In Milwaukee History

This is what welcomed movie-goers who attended the American Theater, which operated on 3rd and Wells from 1910 to 1924.

9 vintage Milwaukee movie theaters

Movie theaters are one of those third places – away from work, away from home; a true escape – where many of us grew up.

We saw our favorite films (and surely some duds, too) there as kids, we perhaps shared our first kisses there as teens (in the balcony!) and we treasure memories from these places as adults.

Here is a look at 9 classic Milwaukee movie houses, all closed, except one:

The American

There was a time when Downtown Milwaukee had tons of theaters. There were theaters next door to theaters, across the street from more theaters. Third Street was one street that was especially well-represented in terms of cinemas, including The American at what is now 742 N. Milwaukee St. It operated there in a building designed by Kirchhoff & Rose, from 1910 to 1924. Outside, notes Larry Widen in his book "Silver Screens," it was emblazoned with "gaudy, colorful advertising," but inside it was classy and regal.

The Butterfly

(PHOTO: Courtesy Larry Widen)

Surely the most instantly recognizable theater in Milwaukee history was the Butterfly, with its giant winged illuminated sign out front. Located at what is now 212 W. Wisconsin Ave., the Butterfly opened in 1911 and closed and was demolished in 1930 to make way for the Warner (later The Centre and The Grand) Theater. It was renowned for the caged canaries chirping away in the lobby. Interestingly, the Butterfly was constructed on land that had been home to a pair of nickelodeon theaters.

The Lyric


(PHOTO: Courtesy Larry Widen)

Not to be confused with the Lyric that was on 3rd and Wisconsin, or the Lyric in South Milwaukee (1909-11), this is the Lyric at 3804 W. Vliet St. This theater operated in a building designed by architect John Menge Jr., from 1917 until 1952 and it's where legendary nightclub entertainer Hildegarde Sell got her start. You can read an in-depth look at the Lyric – including a peek inside the building, which still stands – here.

The Majestic

This is one that has always intrigued me. The building still stands and was integrated somewhat into the Grand Avenue Mall development in the early 1980s. It's a stunning structure, designed by Kirchhoff and Rose, and the old Majestic Theatre has now long housed a Walgreens. Upstairs, the office space has been converted to residential units. The theater, which operated from 1908 until 1932 – showing films and hosting live vaudeville performances – was large, with 1,902 seats.

The Princess


(PHOTO: Courtesy Larry Widen)

Those of us who remember the Princess likely only really remember its latter years, when it focused on, ahem, adult pictures, though folks "of a certain age," might recall earlier, more glorious times for this 900-seat theater, which opened on the east side of 3rd Street, between Wells and Wisconsin, in 1909. During the early '60s it apparently had a secret entrance to and from the Brass Rail nightclub next door.

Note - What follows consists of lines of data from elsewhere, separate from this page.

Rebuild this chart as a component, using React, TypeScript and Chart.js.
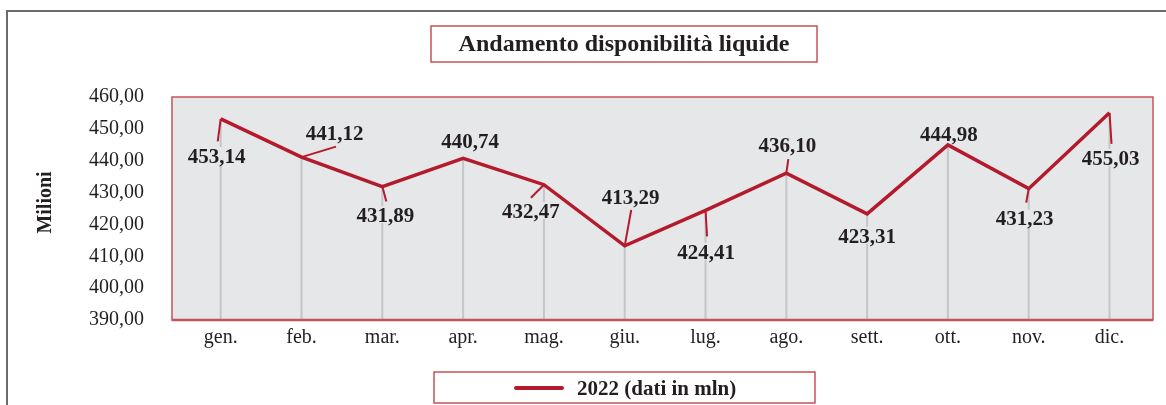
import React, { useEffect, useRef } from "react";
import { Chart, registerables } from "chart.js";

Chart.register(...registerables);

const months = ["gen.", "feb.", "mar.", "apr.", "mag.", "giu.", "lug.", "ago.", "sett.", "ott.", "nov.", "dic."];
const values2022 = [453.14, 441.12, 431.89, 440.74, 432.47, 413.29, 424.41, 436.1, 423.31, 444.98, 431.23, 455.03];
const yTickMin = 390;
const yTickMax = 460;
const yTickStep = 10;
const chartTitle = "Andamento disponibilità liquide";
const seriesLabel = "2022 (dati in mln)";
const yAxisTitle = "Milioni";

// label placement relative to point: [dxLabel, dyLabelCenter, dxLeaderEnd, dyLeaderEnd] (null leader = none)
const labelOffsets: [number, number, number | null, number | null][] = [
  [-4, 36.5, -3, 22.5],
  [33, -24, 34.5, -10.5],
  [3, 28, 4, 15],
  [7, -18, null, null],
  [-13, 26, -13, 13],
  [6, -49, 6.5, -36],
  [0.5, 41, 1.5, 26],
  [1, -28, 2, -14],
  [0, 21.5, null, null],
  [1, -11, null, null],
  [-4, 29.5, -2.5, 14],
  [1, 44.5, 2, 31],
];

const RED = "#b31b2c";
const BORDER_RED = "#c8525b";
const TEXT = "#231f20";
const PLOT_BG = "#e6e7e9";
const FONT = "'Liberation Serif', 'Times New Roman', serif";

const fmt = (v: number) => v.toFixed(2).replace(".", ",");

const decorPlugin = {
  id: "decor",
  beforeDatasetsDraw(chart: any) {
    const ctx = chart.ctx as CanvasRenderingContext2D;
    const ca = chart.chartArea;
    const xs = chart.scales.x;
    const ys = chart.scales.y;
    ctx.save();
    // outer border
    ctx.strokeStyle = "#6b6b6b";
    ctx.lineWidth = 2;
    ctx.strokeRect(7, 11, 1200, 500);
    // plot background
    ctx.fillStyle = PLOT_BG;
    ctx.fillRect(ca.left, ca.top, ca.right - ca.left, ca.bottom - ca.top);
    // drop lines
    ctx.strokeStyle = "#c6c6c8";
    ctx.lineWidth = 2;
    values2022.forEach((v, i) => {
      const x = xs.getPixelForValue(i);
      const y = ys.getPixelForValue(v);
      ctx.beginPath();
      ctx.moveTo(x, y);
      ctx.lineTo(x, ca.bottom);
      ctx.stroke();
    });
    // plot border
    ctx.strokeStyle = BORDER_RED;
    ctx.lineWidth = 1.5;
    ctx.strokeRect(ca.left, ca.top, ca.right - ca.left, ca.bottom - ca.top);
    ctx.lineWidth = 2.5;
    ctx.beginPath();
    ctx.moveTo(ca.left, ca.bottom);
    ctx.lineTo(ca.right, ca.bottom);
    ctx.stroke();
    // title box
    ctx.lineWidth = 1.5;
    ctx.strokeRect(431, 26, 386, 36);
    ctx.fillStyle = TEXT;
    ctx.font = `bold 24px ${FONT}`;
    ctx.textAlign = "center";
    ctx.textBaseline = "alphabetic";
    ctx.fillText(chartTitle, 624, 50.5);
    // legend box
    ctx.strokeStyle = BORDER_RED;
    ctx.strokeRect(434, 372, 381, 31);
    ctx.strokeStyle = RED;
    ctx.lineWidth = 4;
    ctx.lineCap = "round";
    ctx.beginPath();
    ctx.moveTo(516, 388);
    ctx.lineTo(562, 388);
    ctx.stroke();
    ctx.font = `bold 21px ${FONT}`;
    ctx.textAlign = "left";
    ctx.fillText(seriesLabel, 577, 395);
    // y axis title
    ctx.translate(51, 202.5);
    ctx.rotate(-Math.PI / 2);
    ctx.textAlign = "center";
    ctx.font = `bold 20px ${FONT}`;
    ctx.fillText(yAxisTitle, 0, 0);
    ctx.restore();
  },
  afterDatasetsDraw(chart: any) {
    const ctx = chart.ctx as CanvasRenderingContext2D;
    const xs = chart.scales.x;
    const ys = chart.scales.y;
    ctx.save();
    ctx.font = `bold 21px ${FONT}`;
    values2022.forEach((v, i) => {
      const px = xs.getPixelForValue(i);
      const py = ys.getPixelForValue(v);
      const [dx, dy, lx, ly] = labelOffsets[i];
      const cx = px + dx;
      const cy = py + dy;
      const text = fmt(v);
      const w = ctx.measureText(text).width;
      ctx.fillStyle = PLOT_BG;
      ctx.fillRect(cx - w / 2 - 1, cy - 8.5, w + 2, 17);
      if (lx !== null && ly !== null) {
        ctx.strokeStyle = RED;
        ctx.lineWidth = 2;
        ctx.beginPath();
        ctx.moveTo(px, py);
        ctx.lineTo(px + lx, py + ly);
        ctx.stroke();
      }
      ctx.fillStyle = TEXT;
      ctx.textAlign = "center";
      ctx.textBaseline = "alphabetic";
      ctx.fillText(text, cx, cy + 7.2);
    });
    ctx.restore();
  },
};

export default function App() {
  const ref = useRef<HTMLCanvasElement | null>(null);
  useEffect(() => {
    if (!ref.current) return;
    const chart = new Chart(ref.current, {
      type: "line",
      data: {
        datasets: [
          {
            label: seriesLabel,
            data: values2022.map((v, i) => ({ x: i, y: v })),
            borderColor: RED,
            backgroundColor: RED,
            borderWidth: 3.5,
            pointRadius: 0,
            pointHoverRadius: 0,
            tension: 0,
            borderJoinStyle: "miter",
            fill: false,
          },
        ],
      },
      options: {
        animation: false,
        responsive: true,
        maintainAspectRatio: false,
        events: [],
        layout: { padding: { top: 97, right: 13, left: 0, bottom: 0 } },
        plugins: {
          legend: { display: false },
          title: { display: false },
          tooltip: { enabled: false },
        },
        scales: {
          x: {
            type: "linear",
            min: -0.603,
            max: 11.538,
            grid: { display: false, drawTicks: false },
            border: { display: false },
            ticks: {
              autoSkip: false,
              maxRotation: 0,
              padding: 6,
              color: TEXT,
              font: { family: FONT, size: 20 },
              callback: (v: any) => months[v as number] ?? "",
            },
            afterBuildTicks: (s: any) => {
              s.ticks = months.map((_, i) => ({ value: i }));
            },
            afterFit: (s: any) => {
              s.height = 85;
            },
          },
          y: {
            min: yTickMin,
            max: yTickMax,
            grid: { display: false, drawTicks: false },
            border: { display: false },
            ticks: {
              stepSize: yTickStep,
              padding: 28,
              color: TEXT,
              font: { family: FONT, size: 20 },
              callback: (v: any) => fmt(Number(v)),
            },
            afterFit: (s: any) => {
              s.width = 172;
            },
          },
        },
      },
      plugins: [decorPlugin],
    });
    return () => chart.destroy();
  }, []);
  return (
    <div style={{ position: "absolute", left: 0, top: 0, width: 1166, height: 405 }}>
      <canvas ref={ref} />
    </div>
  );
}
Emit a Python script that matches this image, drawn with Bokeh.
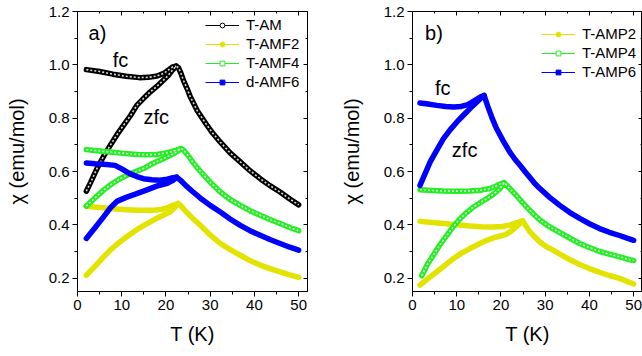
from bokeh.plotting import figure
from bokeh.models import (Range1d, FixedTicker, LinearAxis, Legend, LegendItem,
                          Label, CustomJSTickFormatter)
from bokeh.layouts import row
from bokeh.embed import file_html
from bokeh.resources import INLINE

# ---------------- data ----------------
x_ticks = [0, 10, 20, 30, 40, 50]
x_minor = [5, 15, 25, 35, 45]
y_ticks = [0.2, 0.4, 0.6, 0.8, 1.0, 1.2]
y_minor = [0.3, 0.5, 0.7, 0.9, 1.1]

# panel a
am_zfc_T = [2, 3, 4.4, 6, 7.4, 9, 10.4, 12, 13.4, 15, 16.4, 18, 19.4, 20.5, 21.2, 22.3]
am_zfc_c = [0.526, 0.56, 0.611, 0.66, 0.698, 0.74, 0.773, 0.81, 0.848, 0.875, 0.898, 0.92, 0.942, 0.96, 0.975, 0.995]
am_fc_T = [2, 5, 8, 11, 14, 16, 18, 19.5, 20.5, 21.5, 22.3]
am_fc_c = [0.982, 0.975, 0.965, 0.957, 0.952, 0.953, 0.958, 0.968, 0.98, 0.992, 0.995]
am_hi_T = [22.3, 22.8, 23.3, 24, 24.8, 25.5, 26.3, 27, 27.8, 29, 30.5, 32.3, 34.5, 36.8, 39, 41.3, 43.5, 45.8, 48, 50]
am_hi_c = [0.995, 0.99, 0.972, 0.94, 0.91, 0.88, 0.854, 0.83, 0.81, 0.78, 0.745, 0.71, 0.67, 0.636, 0.603, 0.573, 0.547, 0.523, 0.497, 0.475]

amf2_zfc_T = [2, 4, 5.9, 7.7, 9.6, 11.5, 13.4, 15.2, 17.1, 19, 20.9, 22, 22.7]
amf2_zfc_c = [0.211, 0.245, 0.28, 0.31, 0.336, 0.36, 0.382, 0.4, 0.417, 0.433, 0.448, 0.465, 0.48]
amf2_fc_T = [2, 5, 8, 11, 14, 17, 19, 20.5, 21.7, 22.7]
amf2_fc_c = [0.47, 0.465, 0.46, 0.457, 0.455, 0.455, 0.458, 0.465, 0.474, 0.48]
amf2_hi_T = [22.7, 23.3, 24.5, 26, 27.8, 30, 32.3, 34.5, 36.8, 39, 41.3, 43.5, 45.8, 48, 50]
amf2_hi_c = [0.48, 0.473, 0.45, 0.425, 0.398, 0.362, 0.33, 0.307, 0.286, 0.266, 0.249, 0.236, 0.224, 0.212, 0.203]

amf4_zfc_T = [2, 4, 5.9, 7.7, 9.6, 12, 14.9, 17, 19.4, 21, 22.4, 23.4]
amf4_zfc_c = [0.47, 0.502, 0.53, 0.553, 0.573, 0.592, 0.611, 0.63, 0.648, 0.661, 0.673, 0.686]
amf4_fc_T = [2, 5, 7.4, 10.5, 13.4, 16, 17.9, 19.5, 20.9, 22.3, 23.4]
amf4_fc_c = [0.682, 0.677, 0.673, 0.668, 0.664, 0.663, 0.664, 0.668, 0.673, 0.68, 0.686]
amf4_hi_T = [23.4, 24, 25, 26.3, 27.8, 30, 32.3, 34.5, 36.8, 39, 41.3, 43.5, 45.8, 48, 50]
amf4_hi_c = [0.686, 0.68, 0.66, 0.63, 0.6, 0.56, 0.523, 0.495, 0.473, 0.453, 0.436, 0.42, 0.405, 0.39, 0.378]

amf6_zfc_T = [2, 4, 5.9, 7.5, 9.0, 11, 13.4, 15.7, 17.9, 20.3, 21.5, 22.4]
amf6_zfc_c = [0.349, 0.39, 0.43, 0.465, 0.489, 0.503, 0.517, 0.531, 0.545, 0.556, 0.566, 0.579]
amf6_fc_T = [2, 4, 5.9, 8.5, 10, 11.8, 13.4, 14.9, 16.8, 18.6, 20.3, 21.6, 22.4]
amf6_fc_c = [0.632, 0.629, 0.627, 0.623, 0.61, 0.592, 0.581, 0.573, 0.569, 0.567, 0.571, 0.577, 0.579]
amf6_hi_T = [22.4, 23.3, 24.5, 26, 27.8, 30, 32.3, 34.5, 36.8, 39, 41.3, 43.5, 45.8, 48, 50]
amf6_hi_c = [0.579, 0.567, 0.547, 0.525, 0.5, 0.473, 0.448, 0.422, 0.398, 0.378, 0.361, 0.345, 0.33, 0.316, 0.305]

# panel b
amp2_zfc_T = [1.7, 3.5, 5.5, 7.4, 9.3, 11, 13, 15, 16.8, 18.5, 19.8, 21, 22, 23.3, 24.3, 24.9]
amp2_zfc_c = [0.174, 0.198, 0.224, 0.249, 0.274, 0.293, 0.311, 0.328, 0.342, 0.352, 0.358, 0.363, 0.373, 0.39, 0.405, 0.415]
amp2_fc_T = [1.7, 4.5, 7, 10, 13, 15.5, 18.3, 20.3, 22, 23.5, 24.9]
amp2_fc_c = [0.413, 0.409, 0.405, 0.4, 0.396, 0.393, 0.392, 0.394, 0.399, 0.407, 0.415]
amp2_hi_T = [24.9, 25.7, 26.5, 27.6, 28.8, 30.3, 31.8, 33.3, 35.5, 37.8, 40, 42.3, 44.5, 46.8, 48.5, 50]
amp2_hi_c = [0.415, 0.395, 0.375, 0.355, 0.336, 0.318, 0.305, 0.29, 0.27, 0.251, 0.236, 0.222, 0.21, 0.199, 0.188, 0.178]

amp4_zfc_T = [2.1, 3.3, 4.7, 6.2, 7.8, 9.3, 10.8, 12.3, 13.8, 15.3, 16.8, 18.3, 19.8, 20.7]
amp4_zfc_c = [0.209, 0.25, 0.286, 0.325, 0.361, 0.395, 0.424, 0.447, 0.467, 0.483, 0.498, 0.515, 0.536, 0.558]
amp4_fc_T = [1.7, 4.5, 7, 10, 13, 15.5, 17.5, 18.8, 19.8, 20.7]
amp4_fc_c = [0.532, 0.529, 0.527, 0.526, 0.527, 0.53, 0.536, 0.545, 0.553, 0.558]
amp4_hi_T = [20.7, 21.5, 22.5, 23.5, 24.8, 26.2, 27.5, 28.8, 30.3, 31.8, 34.5, 37.8, 40, 42.3, 44.5, 46.8, 48.5, 50]
amp4_hi_c = [0.558, 0.545, 0.527, 0.51, 0.485, 0.46, 0.438, 0.418, 0.4, 0.385, 0.36, 0.33, 0.315, 0.3, 0.29, 0.28, 0.272, 0.266]

amp6_zfc_T = [1.7, 2.8, 4, 5.5, 7, 8.5, 10, 11.5, 13, 14.2, 15.3, 16.2]
amp6_zfc_c = [0.548, 0.59, 0.636, 0.68, 0.723, 0.756, 0.785, 0.811, 0.836, 0.855, 0.873, 0.885]
amp6_fc_T = [1.7, 3.5, 5.5, 7.5, 9.3, 11, 12.3, 13.5, 14.5, 15.4, 16.2]
amp6_fc_c = [0.857, 0.853, 0.848, 0.844, 0.842, 0.844, 0.85, 0.86, 0.871, 0.88, 0.885]
amp6_hi_T = [16.2, 17, 18, 19, 20.5, 22, 23.2, 24.3, 25.5, 26.5, 27.6, 28.8, 31, 33.3, 35.5, 37.8, 40, 42.3, 44.5, 46.8, 48.5, 50]
amp6_hi_c = [0.885, 0.845, 0.8, 0.761, 0.715, 0.673, 0.645, 0.623, 0.598, 0.578, 0.556, 0.536, 0.503, 0.473, 0.447, 0.424, 0.404, 0.386, 0.372, 0.36, 0.35, 0.342]

# ---------------- styling ----------------
FONT = "Liberation Sans"
BLACK = "#000000"
YELLOW = "#E3E300"
GREEN = "#22EE22"
BLUE = "#0000FF"


def make_fig(width, bl, br):
    p = figure(width=width, height=356, x_range=Range1d(0, 52), y_range=Range1d(0.15, 1.2),
               output_backend="svg", toolbar_location=None,
               min_border_left=bl, min_border_right=br, min_border_top=11, min_border_bottom=65)
    p.xgrid.visible = False
    p.ygrid.visible = False
    p.outline_line_color = "black"
    p.outline_line_width = 1
    p.xaxis.ticker = FixedTicker(ticks=x_ticks, minor_ticks=x_minor)
    p.yaxis.ticker = FixedTicker(ticks=y_ticks, minor_ticks=y_minor)
    p.yaxis.major_label_overrides = {v: f"{v:.1f}" for v in y_ticks}
    for ax in (p.xaxis[0], p.yaxis[0]):
        ax.axis_line_color = "black"
        ax.major_tick_out = 5
        ax.major_tick_in = 0
        ax.minor_tick_out = 3
        ax.minor_tick_in = 0
        ax.major_label_text_font = FONT
        ax.major_label_text_font_size = "15px"
        ax.major_label_text_color = "black"
        ax.axis_label_text_font = FONT
        ax.axis_label_text_font_size = "20px"
        ax.axis_label_text_font_style = "normal"
        ax.axis_label_text_color = "black"
    p.xaxis.major_label_standoff = 3
    p.yaxis.major_label_standoff = 3
    p.xaxis.axis_label = "T (K)"
    p.yaxis.axis_label = "\u03c7 (emu/mol)"
    p.xaxis.axis_label_standoff = 10
    p.yaxis.axis_label_standoff = 18
    # mirrored axes with inward ticks
    for side, tick in (("above", FixedTicker(ticks=x_ticks, minor_ticks=x_minor)),
                       ("right", FixedTicker(ticks=y_ticks, minor_ticks=y_minor))):
        ax = LinearAxis(ticker=tick)
        ax.formatter = CustomJSTickFormatter(code="return ''")
        ax.major_label_text_font_size = "0px"
        ax.major_label_standoff = 0
        ax.major_tick_in = 4
        ax.major_tick_out = 0
        ax.minor_tick_in = 2
        ax.minor_tick_out = 0
        ax.axis_line_color = "black"
        p.add_layout(ax, side)
    return p


def series(p, zT, zc, fT, fc, hT, hc, color, marker, filled, hollow):
    # legend key proxies (not shown in the plot area)
    thin = p.line(zT + hT[1:], zc + hc[1:], line_color=color, line_width=1, visible=False)
    mk = p.scatter(zT, zc, marker=marker, size=5, line_color=color,
                   fill_color=color if filled else "white", line_width=1, visible=False)
    paths = [(zT + hT[1:], zc + hc[1:]), (fT, fc)]
    for xs, ys in paths:
        p.line(xs, ys, line_color=color, line_width=5.5, line_join="round", line_cap="round")
    if hollow:
        for xs, ys in paths:
            p.line(xs, ys, line_color="white", line_width=1.6, line_alpha=0.85,
                   line_dash="2 2", line_join="round")
    return [thin, mk]


def add_legend(p, items, loc):
    leg = Legend(items=[LegendItem(label=l, renderers=r) for l, r in items], location=loc)
    leg.label_text_font = FONT
    leg.label_text_font_size = "15px"
    leg.label_text_color = "black"
    leg.glyph_width = 34
    leg.glyph_height = 12
    leg.label_height = 19
    leg.label_standoff = 7
    leg.spacing = 0
    leg.padding = 0
    leg.margin = 0
    leg.border_line_color = None
    leg.background_fill_alpha = 0
    leg.inactive_fill_alpha = 0
    p.add_layout(leg)


def txt(p, x, y, s):
    p.add_layout(Label(x=x, y=y, text=s, text_font=FONT, text_font_size="20px",
                       text_color="black", text_baseline="middle", text_align="left"))


# ---------------- panel a ----------------
pa = make_fig(320, 77, 13)
r_am = series(pa, am_zfc_T, am_zfc_c, am_fc_T, am_fc_c, am_hi_T, am_hi_c, BLACK, "circle", False, True)
r_f2 = series(pa, amf2_zfc_T, amf2_zfc_c, amf2_fc_T, amf2_fc_c, amf2_hi_T, amf2_hi_c, YELLOW, "circle", True, False)
r_f4 = series(pa, amf4_zfc_T, amf4_zfc_c, amf4_fc_T, amf4_fc_c, amf4_hi_T, amf4_hi_c, GREEN, "square", False, True)
r_f6 = series(pa, amf6_zfc_T, amf6_zfc_c, amf6_fc_T, amf6_fc_c, amf6_hi_T, amf6_hi_c, BLUE, "square", True, False)
add_legend(pa, [("T-AM", r_am), ("T-AMF2", r_f2), ("T-AMF4", r_f4), ("d-AMF6", r_f6)], (128, 200))
txt(pa, 2.5, 1.118, "a)")
txt(pa, 7.95, 1.017, "fc")
txt(pa, 14.9, 0.803, "zfc")

# ---------------- panel b ----------------
pb = make_fig(322, 92, 0)
r_p2 = series(pb, amp2_zfc_T, amp2_zfc_c, amp2_fc_T, amp2_fc_c, amp2_hi_T, amp2_hi_c, YELLOW, "circle", True, False)
r_p4 = series(pb, amp4_zfc_T, amp4_zfc_c, amp4_fc_T, amp4_fc_c, amp4_hi_T, amp4_hi_c, GREEN, "square", False, True)
r_p6 = series(pb, amp6_zfc_T, amp6_zfc_c, amp6_fc_T, amp6_fc_c, amp6_hi_T, amp6_hi_c, BLUE, "square", True, False)
add_legend(pb, [("T-AMP2", r_p2), ("T-AMP4", r_p4), ("T-AMP6", r_p6)], (129, 210))
txt(pb, 2.85, 1.118, "b)")
txt(pb, 5.1, 0.912, "fc")
txt(pb, 8.9, 0.679, "zfc")

layout = row(pa, pb)
open("out.html", "w").write(file_html(layout, INLINE))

The theater closed in 1984 and was torn down soon after.

The State


(PHOTO: Courtesy Larry Widen)

The State was a neighborhood theater – there were many scattered all around the city – owned by Warner Brothers. Later it was a social club and then the Electric Ballroom and The Palms nightclubs, and a strip joint. You can read an in-depth story about its history, including a look around the inside before last year's fire here.

The Tosa


(PHOTO: Courtesy Larry Widen)

The Tosa is the only theater included here that still shows motion pictures. It was erected at 6823 W. North Ave., in Wauwatosa, in 1931 as a 560-seat cinema – one of the last built during the Depression-tainted 1930s. In 1940, Ben Marcus bought the Tosa and The Times, marking the entry of Marcus Theatres into the Milwaukee market. The rest, as they say, is history. These days, the theater is home to the Rosebud Cinema Drafthouse.

The Tower


(PHOTO: Courtesy Larry Widen)

The Tower was a grand movie palace, designed by the architects who drew The Oriental Theatre, right around the same time. The building still stands and the theater and its lobby are more or less intact. You can see for yourself in this more in-depth history of the theater, on 27th and Wells, which includes photos taken inside recently.

The Wisconsin and The Palace

(PHOTO: Postcard courtesy OldMilwaukee.net)

In this postcard we can see what the two eastern corners of the intersection of 6th and Wisconsin looked like in the 1920s. On the left is the grand Wisconsin Theater, which stood until the late 1980s and had seating for more than 3,200. Designed by Rapp & Rapp (who also designed the Grand Warner), it was palatial, though at the end it showed X-rated films and didn't have a stellar reputation. Though it hardly looks possible from this image, the Palace (Orpheum) across the street, which operated from 1915 until 1974 could accommodate just short of 2,500 in its Kirchhoff & Rose-designed theater. Sadly, darn near everything you can see in this photo – as far as the eye can see (with a precious exceptions) – is long gone.